# Data segment start
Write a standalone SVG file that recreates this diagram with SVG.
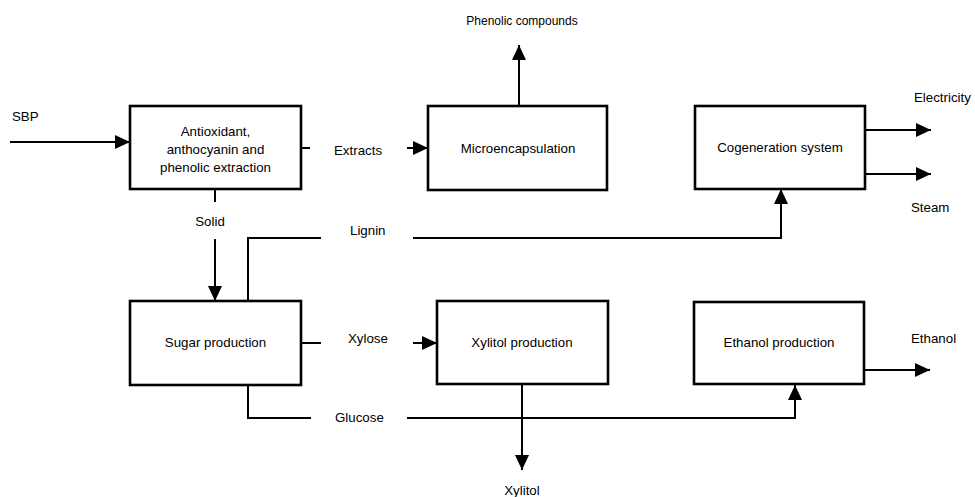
<svg xmlns="http://www.w3.org/2000/svg" width="975" height="497" viewBox="0 0 975 497">
<style>
.box{fill:#fff;stroke:#000;stroke-width:2.6}
.ln{fill:none;stroke:#000;stroke-width:2}
text{font-family:"Liberation Sans",Arial,sans-serif;font-size:13.3px;fill:#000}
.c{text-anchor:middle}
</style>
<defs>
<marker id="ah" markerUnits="userSpaceOnUse" markerWidth="16" markerHeight="14" refX="15" refY="7" orient="auto" viewBox="0 0 16 14">
<path d="M0,0 L15,7 L0,14 z" fill="#000"/>
</marker>
</defs>
<g id="connectors">
<line class="ln" x1="10" y1="142" x2="130" y2="142" marker-end="url(#ah)"/>
<line class="ln" x1="301" y1="148" x2="310" y2="148"/>
<line class="ln" x1="407" y1="148" x2="428" y2="148" marker-end="url(#ah)"/>
<line class="ln" x1="519" y1="106" x2="519" y2="45" marker-end="url(#ah)"/>
<line class="ln" x1="215" y1="189" x2="215" y2="202"/>
<line class="ln" x1="215" y1="239" x2="215" y2="301" marker-end="url(#ah)"/>
<path class="ln" d="M248 301 V238 H321"/>
<path class="ln" d="M413 238 H781 V189" marker-end="url(#ah)"/>
<line class="ln" x1="865" y1="130" x2="931" y2="130" marker-end="url(#ah)"/>
<line class="ln" x1="865" y1="174" x2="931" y2="174" marker-end="url(#ah)"/>
<line class="ln" x1="301" y1="343" x2="321" y2="343"/>
<line class="ln" x1="413" y1="343" x2="437" y2="343" marker-end="url(#ah)"/>
<line class="ln" x1="522" y1="384" x2="522" y2="470" marker-end="url(#ah)"/>
<path class="ln" d="M248 385 V418 H311"/>
<path class="ln" d="M407 418 H795 V385" marker-end="url(#ah)"/>
<line class="ln" x1="864" y1="370" x2="930" y2="370" marker-end="url(#ah)"/>
</g>
<g id="labels">
<text x="12" y="121">SBP</text>
<text x="334" y="155">Extracts</text>
<text x="522" y="25" class="c" style="font-size:12px">Phenolic compounds</text>
<text x="914" y="102">Electricity</text>
<text x="911" y="212">Steam</text>
<text x="210" y="226" class="c">Solid</text>
<text x="350" y="235">Lignin</text>
<text x="348" y="343">Xylose</text>
<text x="911" y="343">Ethanol</text>
<text x="335" y="422">Glucose</text>
<text x="522" y="495" class="c">Xylitol</text>
</g>
<g id="node-extraction">
<rect class="box" x="130" y="106" width="171" height="83"/>
<text x="215.5" y="136" class="c">Antioxidant,</text>
<text x="215.5" y="154" class="c">anthocyanin and</text>
<text x="215.5" y="172" class="c">phenolic extraction</text>
</g>
<g id="node-microencapsulation">
<rect class="box" x="428" y="106" width="179" height="84"/>
<text x="518" y="153" class="c">Microencapsulation</text>
</g>
<g id="node-cogeneration">
<rect class="box" x="695" y="106" width="170" height="83"/>
<text x="780" y="152" class="c">Cogeneration system</text>
</g>
<g id="node-sugar">
<rect class="box" x="130" y="301" width="171" height="84"/>
<text x="215.5" y="347" class="c">Sugar production</text>
</g>
<g id="node-xylitol">
<rect class="box" x="437" y="301" width="171" height="83"/>
<text x="522" y="347" class="c">Xylitol production</text>
</g>
<g id="node-ethanol">
<rect class="box" x="694" y="302" width="170" height="82"/>
<text x="779" y="347" class="c">Ethanol production</text>
</g>
</svg>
# Data segment end
▶ [What the task requires]
Repeat the data exactly in full, omitting its pictures.

▶ [Reply]
Write a standalone SVG file that recreates this diagram with SVG.
<svg xmlns="http://www.w3.org/2000/svg" width="975" height="497" viewBox="0 0 975 497">
<style>
.box{fill:#fff;stroke:#000;stroke-width:2.6}
.ln{fill:none;stroke:#000;stroke-width:2}
text{font-family:"Liberation Sans",Arial,sans-serif;font-size:13.3px;fill:#000}
.c{text-anchor:middle}
</style>
<defs>
<marker id="ah" markerUnits="userSpaceOnUse" markerWidth="16" markerHeight="14" refX="15" refY="7" orient="auto" viewBox="0 0 16 14">
<path d="M0,0 L15,7 L0,14 z" fill="#000"/>
</marker>
</defs>
<g id="connectors">
<line class="ln" x1="10" y1="142" x2="130" y2="142" marker-end="url(#ah)"/>
<line class="ln" x1="301" y1="148" x2="310" y2="148"/>
<line class="ln" x1="407" y1="148" x2="428" y2="148" marker-end="url(#ah)"/>
<line class="ln" x1="519" y1="106" x2="519" y2="45" marker-end="url(#ah)"/>
<line class="ln" x1="215" y1="189" x2="215" y2="202"/>
<line class="ln" x1="215" y1="239" x2="215" y2="301" marker-end="url(#ah)"/>
<path class="ln" d="M248 301 V238 H321"/>
<path class="ln" d="M413 238 H781 V189" marker-end="url(#ah)"/>
<line class="ln" x1="865" y1="130" x2="931" y2="130" marker-end="url(#ah)"/>
<line class="ln" x1="865" y1="174" x2="931" y2="174" marker-end="url(#ah)"/>
<line class="ln" x1="301" y1="343" x2="321" y2="343"/>
<line class="ln" x1="413" y1="343" x2="437" y2="343" marker-end="url(#ah)"/>
<line class="ln" x1="522" y1="384" x2="522" y2="470" marker-end="url(#ah)"/>
<path class="ln" d="M248 385 V418 H311"/>
<path class="ln" d="M407 418 H795 V385" marker-end="url(#ah)"/>
<line class="ln" x1="864" y1="370" x2="930" y2="370" marker-end="url(#ah)"/>
</g>
<g id="labels">
<text x="12" y="121">SBP</text>
<text x="334" y="155">Extracts</text>
<text x="522" y="25" class="c" style="font-size:12px">Phenolic compounds</text>
<text x="914" y="102">Electricity</text>
<text x="911" y="212">Steam</text>
<text x="210" y="226" class="c">Solid</text>
<text x="350" y="235">Lignin</text>
<text x="348" y="343">Xylose</text>
<text x="911" y="343">Ethanol</text>
<text x="335" y="422">Glucose</text>
<text x="522" y="495" class="c">Xylitol</text>
</g>
<g id="node-extraction">
<rect class="box" x="130" y="106" width="171" height="83"/>
<text x="215.5" y="136" class="c">Antioxidant,</text>
<text x="215.5" y="154" class="c">anthocyanin and</text>
<text x="215.5" y="172" class="c">phenolic extraction</text>
</g>
<g id="node-microencapsulation">
<rect class="box" x="428" y="106" width="179" height="84"/>
<text x="518" y="153" class="c">Microencapsulation</text>
</g>
<g id="node-cogeneration">
<rect class="box" x="695" y="106" width="170" height="83"/>
<text x="780" y="152" class="c">Cogeneration system</text>
</g>
<g id="node-sugar">
<rect class="box" x="130" y="301" width="171" height="84"/>
<text x="215.5" y="347" class="c">Sugar production</text>
</g>
<g id="node-xylitol">
<rect class="box" x="437" y="301" width="171" height="83"/>
<text x="522" y="347" class="c">Xylitol production</text>
</g>
<g id="node-ethanol">
<rect class="box" x="694" y="302" width="170" height="82"/>
<text x="779" y="347" class="c">Ethanol production</text>
</g>
</svg>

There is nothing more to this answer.